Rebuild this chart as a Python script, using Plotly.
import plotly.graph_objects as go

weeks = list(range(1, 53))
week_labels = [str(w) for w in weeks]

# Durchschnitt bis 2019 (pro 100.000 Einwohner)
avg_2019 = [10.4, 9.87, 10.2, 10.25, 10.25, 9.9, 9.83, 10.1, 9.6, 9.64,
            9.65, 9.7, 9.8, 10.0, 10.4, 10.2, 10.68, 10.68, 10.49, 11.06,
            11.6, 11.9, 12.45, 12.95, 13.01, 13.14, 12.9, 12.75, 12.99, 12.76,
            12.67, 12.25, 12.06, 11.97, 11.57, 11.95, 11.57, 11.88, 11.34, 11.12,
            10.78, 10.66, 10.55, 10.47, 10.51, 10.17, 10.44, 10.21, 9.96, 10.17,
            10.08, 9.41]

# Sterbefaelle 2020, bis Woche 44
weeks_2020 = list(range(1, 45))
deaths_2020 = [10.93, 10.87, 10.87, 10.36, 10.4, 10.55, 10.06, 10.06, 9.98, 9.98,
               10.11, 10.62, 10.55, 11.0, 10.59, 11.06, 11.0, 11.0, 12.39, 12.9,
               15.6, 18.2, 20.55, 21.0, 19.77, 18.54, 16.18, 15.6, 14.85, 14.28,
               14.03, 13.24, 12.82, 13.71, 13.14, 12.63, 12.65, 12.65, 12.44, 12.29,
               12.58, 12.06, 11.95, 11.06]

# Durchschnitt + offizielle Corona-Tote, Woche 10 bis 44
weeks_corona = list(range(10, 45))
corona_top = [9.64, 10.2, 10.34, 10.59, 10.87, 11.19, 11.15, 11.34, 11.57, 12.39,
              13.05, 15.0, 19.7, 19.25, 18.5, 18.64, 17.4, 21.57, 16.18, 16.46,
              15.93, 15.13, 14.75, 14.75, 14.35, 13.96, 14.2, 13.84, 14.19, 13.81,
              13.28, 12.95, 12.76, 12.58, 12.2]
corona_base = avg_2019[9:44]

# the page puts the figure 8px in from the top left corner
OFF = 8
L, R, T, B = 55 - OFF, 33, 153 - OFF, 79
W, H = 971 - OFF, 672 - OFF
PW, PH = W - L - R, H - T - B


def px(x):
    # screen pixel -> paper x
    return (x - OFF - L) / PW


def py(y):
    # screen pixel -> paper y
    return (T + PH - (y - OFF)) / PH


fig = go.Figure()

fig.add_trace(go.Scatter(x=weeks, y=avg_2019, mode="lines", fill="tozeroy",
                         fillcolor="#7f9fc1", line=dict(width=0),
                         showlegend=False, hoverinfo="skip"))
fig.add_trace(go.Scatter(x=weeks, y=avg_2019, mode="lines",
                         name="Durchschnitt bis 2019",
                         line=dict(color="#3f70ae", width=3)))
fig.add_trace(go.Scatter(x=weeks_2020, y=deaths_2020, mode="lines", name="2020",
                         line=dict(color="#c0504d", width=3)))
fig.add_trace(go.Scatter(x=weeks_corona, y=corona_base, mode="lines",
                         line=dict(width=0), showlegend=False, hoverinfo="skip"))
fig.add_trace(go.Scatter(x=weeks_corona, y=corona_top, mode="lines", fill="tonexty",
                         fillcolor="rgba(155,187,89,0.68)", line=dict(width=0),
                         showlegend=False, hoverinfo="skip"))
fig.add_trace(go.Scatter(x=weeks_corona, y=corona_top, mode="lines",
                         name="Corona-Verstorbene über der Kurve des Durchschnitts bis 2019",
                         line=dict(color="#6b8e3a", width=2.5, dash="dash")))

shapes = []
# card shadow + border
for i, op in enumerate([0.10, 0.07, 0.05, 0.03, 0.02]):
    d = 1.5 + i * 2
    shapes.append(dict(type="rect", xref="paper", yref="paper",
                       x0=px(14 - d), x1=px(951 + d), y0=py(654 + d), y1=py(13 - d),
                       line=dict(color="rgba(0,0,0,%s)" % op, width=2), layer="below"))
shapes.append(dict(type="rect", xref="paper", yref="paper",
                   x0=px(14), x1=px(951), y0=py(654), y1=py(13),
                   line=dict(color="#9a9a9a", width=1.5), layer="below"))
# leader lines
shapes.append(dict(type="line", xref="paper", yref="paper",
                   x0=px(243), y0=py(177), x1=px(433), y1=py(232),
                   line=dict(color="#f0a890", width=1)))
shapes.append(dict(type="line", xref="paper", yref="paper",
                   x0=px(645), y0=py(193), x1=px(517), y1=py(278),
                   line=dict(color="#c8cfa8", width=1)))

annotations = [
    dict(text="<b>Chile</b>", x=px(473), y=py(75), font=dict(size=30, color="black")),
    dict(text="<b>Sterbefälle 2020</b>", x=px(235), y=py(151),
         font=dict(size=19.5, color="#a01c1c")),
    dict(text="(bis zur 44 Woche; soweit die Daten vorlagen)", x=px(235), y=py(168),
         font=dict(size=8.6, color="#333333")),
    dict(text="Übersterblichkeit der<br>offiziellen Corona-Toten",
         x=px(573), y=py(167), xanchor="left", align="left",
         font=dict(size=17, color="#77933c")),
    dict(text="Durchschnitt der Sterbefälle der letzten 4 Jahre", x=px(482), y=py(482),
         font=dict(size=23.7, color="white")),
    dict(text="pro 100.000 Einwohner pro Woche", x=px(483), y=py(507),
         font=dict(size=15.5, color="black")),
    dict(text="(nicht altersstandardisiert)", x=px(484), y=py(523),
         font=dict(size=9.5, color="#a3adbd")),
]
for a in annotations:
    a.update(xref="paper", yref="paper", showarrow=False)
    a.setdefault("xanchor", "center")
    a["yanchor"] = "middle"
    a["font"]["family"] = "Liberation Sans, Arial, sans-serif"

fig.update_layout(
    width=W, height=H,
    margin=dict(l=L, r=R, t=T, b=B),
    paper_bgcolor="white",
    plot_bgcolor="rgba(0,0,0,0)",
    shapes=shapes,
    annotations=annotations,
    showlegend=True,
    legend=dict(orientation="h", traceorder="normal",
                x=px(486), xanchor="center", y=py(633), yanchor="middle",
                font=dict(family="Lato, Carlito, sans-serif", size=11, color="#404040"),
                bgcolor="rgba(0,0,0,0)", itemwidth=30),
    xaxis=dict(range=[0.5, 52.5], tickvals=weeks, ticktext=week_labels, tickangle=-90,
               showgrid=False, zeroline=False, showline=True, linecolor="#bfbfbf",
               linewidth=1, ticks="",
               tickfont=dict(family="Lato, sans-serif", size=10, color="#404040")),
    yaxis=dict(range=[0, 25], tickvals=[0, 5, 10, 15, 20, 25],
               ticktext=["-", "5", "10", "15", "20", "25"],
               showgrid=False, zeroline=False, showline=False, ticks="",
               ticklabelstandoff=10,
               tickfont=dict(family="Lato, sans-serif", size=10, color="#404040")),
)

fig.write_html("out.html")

▶ [What you are asked to do] Repeat exactly, please, each line from the beginning of the data through the line with "fig = go.Figure()" in it, and only those lines.

▶ [Reply to the task]
Rebuild this chart as a Python script, using Plotly.
import plotly.graph_objects as go

weeks = list(range(1, 53))
week_labels = [str(w) for w in weeks]

# Durchschnitt bis 2019 (pro 100.000 Einwohner)
avg_2019 = [10.4, 9.87, 10.2, 10.25, 10.25, 9.9, 9.83, 10.1, 9.6, 9.64,
            9.65, 9.7, 9.8, 10.0, 10.4, 10.2, 10.68, 10.68, 10.49, 11.06,
            11.6, 11.9, 12.45, 12.95, 13.01, 13.14, 12.9, 12.75, 12.99, 12.76,
            12.67, 12.25, 12.06, 11.97, 11.57, 11.95, 11.57, 11.88, 11.34, 11.12,
            10.78, 10.66, 10.55, 10.47, 10.51, 10.17, 10.44, 10.21, 9.96, 10.17,
            10.08, 9.41]

# Sterbefaelle 2020, bis Woche 44
weeks_2020 = list(range(1, 45))
deaths_2020 = [10.93, 10.87, 10.87, 10.36, 10.4, 10.55, 10.06, 10.06, 9.98, 9.98,
               10.11, 10.62, 10.55, 11.0, 10.59, 11.06, 11.0, 11.0, 12.39, 12.9,
               15.6, 18.2, 20.55, 21.0, 19.77, 18.54, 16.18, 15.6, 14.85, 14.28,
               14.03, 13.24, 12.82, 13.71, 13.14, 12.63, 12.65, 12.65, 12.44, 12.29,
               12.58, 12.06, 11.95, 11.06]

# Durchschnitt + offizielle Corona-Tote, Woche 10 bis 44
weeks_corona = list(range(10, 45))
corona_top = [9.64, 10.2, 10.34, 10.59, 10.87, 11.19, 11.15, 11.34, 11.57, 12.39,
              13.05, 15.0, 19.7, 19.25, 18.5, 18.64, 17.4, 21.57, 16.18, 16.46,
              15.93, 15.13, 14.75, 14.75, 14.35, 13.96, 14.2, 13.84, 14.19, 13.81,
              13.28, 12.95, 12.76, 12.58, 12.2]
corona_base = avg_2019[9:44]

# the page puts the figure 8px in from the top left corner
OFF = 8
L, R, T, B = 55 - OFF, 33, 153 - OFF, 79
W, H = 971 - OFF, 672 - OFF
PW, PH = W - L - R, H - T - B


def px(x):
    # screen pixel -> paper x
    return (x - OFF - L) / PW


def py(y):
    # screen pixel -> paper y
    return (T + PH - (y - OFF)) / PH


fig = go.Figure()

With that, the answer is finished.